Review
Edge
Theater at 45 Bleecker St
December 15, 2008
VanLoan
vanloan@nyconstage.org
"Am I bitter; am I judgmental?" questions or rather intones Sylvia Plath as she prowls around the stage with the intensity of a Greek Fury. In this bio-drama about the life of poetess Sylvia Plath, Angelica Torn is absolutely mesmerizing as she hacks away at the shambles of her marriage to fellow poet, the British born Ted Hughes.

Paul Alexander's solo show about this cult figure in the women's movement is unabashedly one-sided in its allegiances. Yet, despite being emphatically on Plath's side as we gain knowledge of their disintegrating marriage, he wisely refuses to let Plath off the hook. In her brutal self awareness, we learn of her adoration of her perfectionist father whom she could never please, her cold, withholding mother ("She insisted on calling me 'Sylvie' ", she spits out) whom she never really liked and her fierce ambition to be a famous writer. She accounts her intense carnal and intellectual attraction to Hughes and her slow methodical development into the better poet of the two ("He found his true calling in translations" she cackles mercilessly) with a lacerating honesty that keeps the play from becoming a Hughes diatribe. As she screams out late in the second act "I simply married my father!" with equal measures of self-revelation and self-disgust, the pain is so intense and heartfelt, we wince.

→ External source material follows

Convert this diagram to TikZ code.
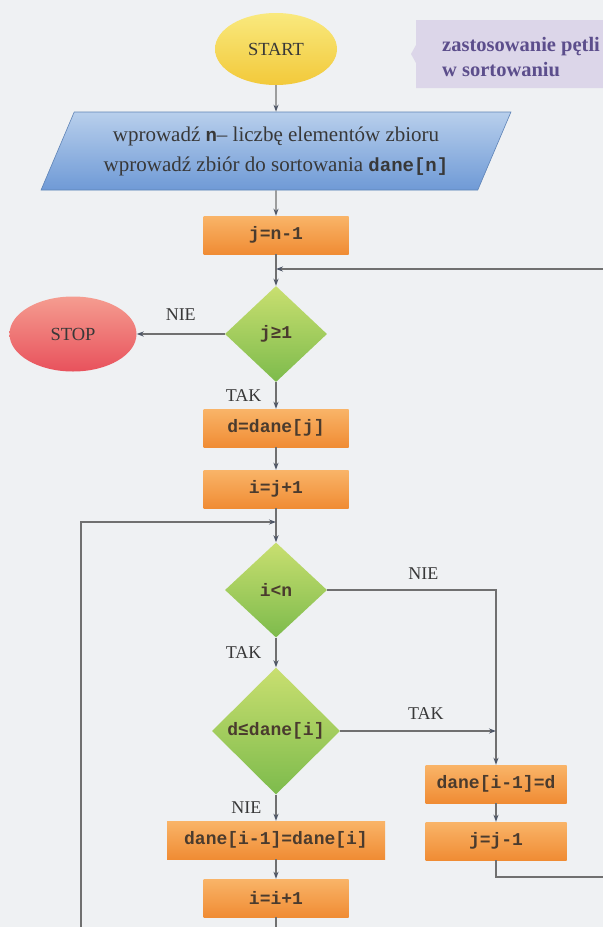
\documentclass[tikz,border=0pt]{standalone}
\usepackage{fontspec}
\setmainfont{Liberation Serif}
\setmonofont{Liberation Mono}
\usepackage{xcolor}
\usetikzlibrary{shapes.geometric,arrows.meta}
\definecolor{bgc}{HTML}{EFF1F3}
\definecolor{lnc}{HTML}{707070}
\definecolor{tipc}{HTML}{4E5666}
\definecolor{txt}{HTML}{383838}
\definecolor{optxt}{HTML}{4A3B2E}
\definecolor{notefill}{HTML}{DCD6E9}
\definecolor{notetxt}{HTML}{5C4E8C}
\definecolor{yeTop}{HTML}{F9E97E}
\definecolor{yeBot}{HTML}{F2C93A}
\definecolor{reTop}{HTML}{F59C90}
\definecolor{reBot}{HTML}{E8525C}
\definecolor{orTop}{HTML}{F9B468}
\definecolor{orBot}{HTML}{F08C34}
\definecolor{grTop}{HTML}{C9DF70}
\definecolor{grBot}{HTML}{7DBB4C}
\definecolor{blTop}{HTML}{B8CFEC}
\definecolor{blBot}{HTML}{6F9AD6}
\newcommand{\kod}[1]{{\fontsize{19bp}{30bp}\ttfamily\bfseries #1}}

\begin{document}
\begin{tikzpicture}[x=1bp, y=-1bp, >={Stealth[length=7bp, width=5bp, color=tipc]},
  flow/.style={draw=lnc, line width=1.2bp},
  lbl/.style={font=\fontsize{18bp}{20bp}\selectfont, text=txt, inner sep=1bp},
  term/.style={ellipse, inner sep=0pt, font=\fontsize{18.5bp}{20bp}\selectfont, text=txt},
  op/.style={rectangle, top color=orTop, bottom color=orBot, minimum width=145bp, minimum height=38bp,
    inner sep=0pt, font=\fontsize{18bp}{20bp}\ttfamily\bfseries, text=optxt},
  cond/.style={diamond, top color=grTop, bottom color=grBot, inner sep=0pt,
    font=\fontsize{18bp}{20bp}\ttfamily\bfseries, text=optxt},
  io/.style={trapezium, trapezium left angle=60, trapezium right angle=120, trapezium stretches=true,
    top color=blTop, bottom color=blBot, draw=blBot!85!black, line width=0.6bp, inner sep=0pt,
    align=center, font=\fontsize{21bp}{30bp}\selectfont, text=txt}]
\useasboundingbox (0,0) rectangle (603,927);
\clip (0,0) rectangle (603,927);
\fill[bgc] (0,0) rectangle (603,927);

\fill[notefill] (416,20) -- (620,20) -- (620,88) -- (416,88) -- (416,63) -- (411,54) -- (416,45) -- cycle;
\node[anchor=west, align=left, inner sep=0pt, text=notetxt, font=\fontsize{20.5bp}{25bp}\selectfont\bfseries] (note) at (442,57) {zastosowanie pętli\\w sortowaniu};

\node[term, top color=yeTop, bottom color=yeBot, minimum width=122bp, minimum height=72bp] (start) at (276,49) {START};
\node[io, minimum width=472bp, minimum height=78bp] (input) at (276,151) {wprowadź \kod{n}– liczbę elementów zbioru\\wprowadź zbiór do sortowania \kod{dane[n]}};
\node[op] (jn1) at (276,235) {j=n-1};
\coordinate (m1) at (276,269);
\node[cond, minimum width=102bp, minimum height=96bp] (c0) at (276,334) {j≥1};
\node[term, top color=reTop, bottom color=reBot, minimum width=127bp, minimum height=75bp] (stop) at (73,334) {STOP};
\node[op] (dj) at (276,428) {d=dane[j]};
\node[op] (ij) at (276,489) {i=j+1};
\coordinate (m2) at (276,522);
\node[cond, minimum width=102bp, minimum height=95bp] (c1) at (276,590) {i<n};
\node[cond, minimum width=128bp, minimum height=127bp] (c2) at (276,731) {d≤dane[i]};
\node[op, minimum width=218bp] (shift) at (276,840) {dane[i-1]=dane[i]};
\node[op] (ii) at (276,898) {i=i+1};
\node[op, minimum width=141bp] (dd) at (496,784) {dane[i-1]=d};
\node[op, minimum width=141bp] (jj) at (496,841) {j=j-1};

\draw[flow,->] (start) -- (input);
\draw[flow,->] (input) -- (jn1);
\draw[flow,->] (jn1) -- (c0);
\draw[flow,->] (c0) -- node[lbl, above=12bp]{NIE} (stop);
\draw[flow,->] (c0) -- node[lbl, left=13bp]{TAK} (dj);
\draw[flow,->] (dj) -- (ij);
\draw[flow,->] (ij) -- (c1);
\draw[flow,->] (c1) -- node[lbl, left=13bp]{TAK} (c2);
\draw[flow,->] (c2) -- node[lbl, left=13bp]{NIE} (shift);
\draw[flow,->] (shift) -- (ii);
\draw[flow,->] (c1.east) -- node[lbl, pos=0.57, above=9bp]{NIE} (c1.east -| dd) -- (dd);
\draw[flow,->] (c2.east) -- node[lbl, pos=0.55, above=10bp]{TAK} (c2.east -| dd);
\draw[flow,->] (dd) -- (jj);
\draw[flow,->] (jj.south) |- (640,877) |- (m1);
\draw[flow,->] (ii.south) |- (81,960) |- (m2);
\end{tikzpicture}
\end{document}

By the time we reach her suicide (on a bitter cold February morning in 1962 via sticking her head in the oven), there is an almost palpable relief.
Angelica Torn's performance is simply phenomenal. Evolving from daddy's little girl to the self-absorbed Hughes' plaything to a self-discerning woman, Torn tears though the role with the strength and danger of a lioness. As she constantly primps with her 50's bouffant skirt and mini-sweater, her looks belies the growing consciousness within her. It's the edgy, sarcastic, razor-sharp voice that Torn uses that clues us into her feelings about the acid disclosures of her life. In essence, she's symbolically slashing her wrists all evening. It's a ferocious tour-de-force that lingers in the mind long after one leaves the theater. Ms. Torn has dedicated her performance to her mother, the legendary Geraldine Page. A more fitting tribute could not be imagined.